Science Guys > March 2002

March 2002

Why are tornadoes occurring earlier in the year in West Tennessee?

Tornadoes seem mighty, but they are also delicate storms which occur within minutes, and die as quickly. Predicting tornadoes is an uncertain science, with much still to be learned.

About 75% of all tornadoes occur in the US, because we live where arctic air masses collide with warm air from the Gulf. Each spring these large parcels of air do a deadly do-si-do, pushing and shoving against each other, producing some of the world’s most violent weather. Convection, the mixing of air in a circular motion, occurs along the "frontal zone." Here very severe thunderstorms form, but most of these don’t spawn tornadoes.

Tornadic thunderstorms require special conditions, but above all lots of heat energy.

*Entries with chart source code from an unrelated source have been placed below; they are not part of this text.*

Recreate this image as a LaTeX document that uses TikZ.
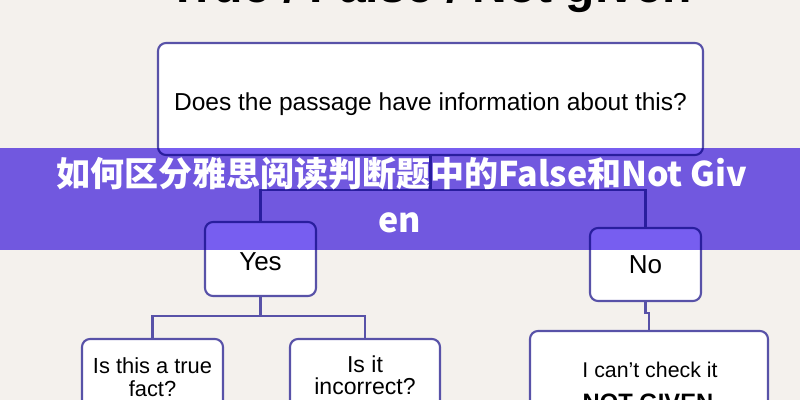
\documentclass[tikz,border=0pt]{standalone}
\usepackage{fontspec}
\setmainfont{Liberation Sans}
\newfontfamily\cjk{Noto Sans CJK SC}
\usetikzlibrary{fit}
\definecolor{bgc}{HTML}{F4F1ED}
\definecolor{linec}{HTML}{5852A8}
\definecolor{bannerc}{HTML}{775EF0}
\begin{document}
\begin{tikzpicture}[x=0.75pt,y=-0.75pt,
  box/.style={draw=linec, line width=1.6pt, rounded corners=6pt, fill=white, inner sep=0pt},
  conn/.style={draw=linec, line width=1.6pt},
  lbl/.style={text=black, inner sep=0pt, anchor=base}]
\useasboundingbox (0,0) rectangle (800,400);
\clip (0,0) rectangle (800,400);
\fill[bgc] (0,0) rectangle (800,400);
% title (cut off at top)
\node[lbl, font=\bfseries\fontsize{36}{40}\selectfont] (title) at (430,2.5) {True / False / Not given};
% boxes
\node[box, fit={(158,43) (703,155)}] (main) {};
\node[box, fit={(205,222) (316,296)}] (yes) {};
\node[box, fit={(590,228) (701,301)}] (no) {};
\node[box, fit={(82,339) (223,440)}] (a) {};
\node[box, fit={(290,339) (440,440)}] (b) {};
\node[box, fit={(530,331) (768,440)}] (c) {};
% connectors
\coordinate (j1) at (430.5,190);
\draw[conn] (main.south) -- (j1);
\draw[conn] (yes.north) |- (j1) -| (no.north);
\coordinate (j2) at (260.5,316);
\draw[conn] (yes.south) -- (j2);
\draw[conn] (a.north) |- (j2) -| (b.north);
\coordinate (j3) at (645.5,313);
\draw[conn] (no.south) -- (j3) -| (c.north);
% texts
\node[lbl, font=\fontsize{18.4}{22}\selectfont] (maint) at (430.5,110) {Does the passage have information about this?};
\node[lbl, font=\fontsize{19.5}{22}\selectfont] (yest) at (260.5,270) {Yes};
\node[lbl, font=\fontsize{19.5}{22}\selectfont] (not) at (645.5,273) {No};
\node[lbl, font=\fontsize{16.4}{20}\selectfont] (at1) at (152.5,373) {Is this a true};
\node[lbl, font=\fontsize{16.4}{20}\selectfont] (at2) at (152.5,396) {fact?};
\node[lbl, font=\fontsize{17.3}{20}\selectfont] (bt1) at (365,372) {Is it};
\node[lbl, font=\fontsize{17.3}{20}\selectfont] (bt2) at (365,394) {incorrect?};
\node[lbl, font=\fontsize{16}{20}\selectfont] (ct1) at (650,377) {I can’t check it};
\node[lbl, font=\bfseries\fontsize{17.8}{20}\selectfont] (ct2) at (648,410) {NOT GIVEN};
% banner
\fill[bannerc, blend mode=multiply] (0,148) rectangle (800,250);
\node[lbl, text=white, font=\cjk\bfseries\fontsize{25.5}{28}\selectfont] (ban1) at (402,186) {如何区分雅思阅读判断题中的False和Not Giv};
\node[lbl, text=white, font=\cjk\bfseries\fontsize{25.5}{28}\selectfont] (ban2) at (400,232) {en};
\end{tikzpicture}
\end{document}
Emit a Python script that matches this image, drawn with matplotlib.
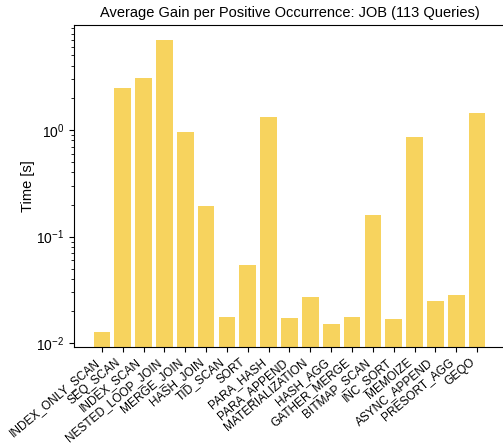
import matplotlib
matplotlib.use("Agg")
import matplotlib.pyplot as plt

categories = ["INDEX_ONLY_SCAN", "SEQ_SCAN", "INDEX_SCAN", "NESTED_LOOP_JOIN", "MERGE_JOIN",
              "HASH_JOIN", "TID_SCAN", "SORT", "PARA_HASH", "PARA_APPEND", "MATERIALIZATION",
              "HASH_AGG", "GATHER_MERGE", "BITMAP_SCAN", "INC_SORT", "MEMOIZE",
              "ASYNC_APPEND", "PRESORT_AGG", "GEQO"]
gain = [0.0129, 2.49, 3.09, 7.02, 0.95,
        0.195, 0.0177, 0.0543, 1.32, 0.0173, 0.0272,
        0.0152, 0.0177, 0.160, 0.0169, 0.86,
        0.0250, 0.0284, 1.43]

plt.rcParams['font.family'] = ['Liberation Sans', 'DejaVu Sans']
fig = plt.figure(figsize=(5.03, 4.43), dpi=100)
ax = fig.add_axes([0.147, 0.2174, 0.857, 0.7256])
x = list(range(len(categories)))
ax.bar(x, gain, width=0.8, color='#F7D35E', log=True)
ax.set_yscale('log')
ax.set_ylim(0.0093, 9.6)
ax.set_xlim(-1.34, len(categories) - 1 + 1.34)
ax.set_xticks(x)
ax.set_xticklabels(categories, rotation=40, ha='right', fontsize=8.6)
ax.tick_params(axis='y', labelsize=10)
ax.set_ylabel('Time [s]', fontsize=10.5, labelpad=1)
ax.set_title('Average Gain per Positive Occurrence: JOB (113 Queries)', fontsize=10.5)
fig.savefig('out.png', dpi=100)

The air hugging the ground must be humid and warm. Who can forget Jackson’s awful tornadoes three years ago? The winter of ’99 was warm, with the temperatures the day before the tornadoes reaching well into the 70’s. This is why tornadoes in the South usually occur in the early evening after a warm day.

Above the humid, warm air, there must be another layer of warm, dry air, and highest of all, there must be a layer of cold, dry air. This condition is called a "temperature inversion," and is unusual because the cold, dense air is above the warm, less dense air. The wind velocities of the layers are different, creating a "wind shear." This wind shear provides impetus for air column rotation.

A disturbance in the upper atmosphere can provoke the moist, warm air at the bottom to "punch through" the cool air above it. The moist, warm air spirals as it ascends, assisted by the wind shear of the different layers, and as the air column rises the water vapor condenses to form water droplets. (Tornadoes are real clouds filled with water droplets; the term "funnel cloud" is accurate.)

It’s the condensation of the water droplets that really stokes the tornado’s engine. As a substance changes from a gas to a liquid, "latent heat" is released. The heat liberated when vapor becomes liquid is huge, 540 calories per gram. This heat causes the air column to continue rising. As it rises, it cools, more droplets form, releasing more heat which intensifies the motion of the column. This combined with the wind shear increases the velocity of the spiraling air column and if continued long enough, a tornado is formed.

This explanation, although simplified, tells us why we have lately suffered tornadoes early in the year. Native Jacksonians know our winters have been warmer recently. The warm Gulf air is getting here sooner, often in January. When you’ve had lots of warm winter days and a cold front is approaching, watch out for the weather. You might see a funnel cloud. But we hope not.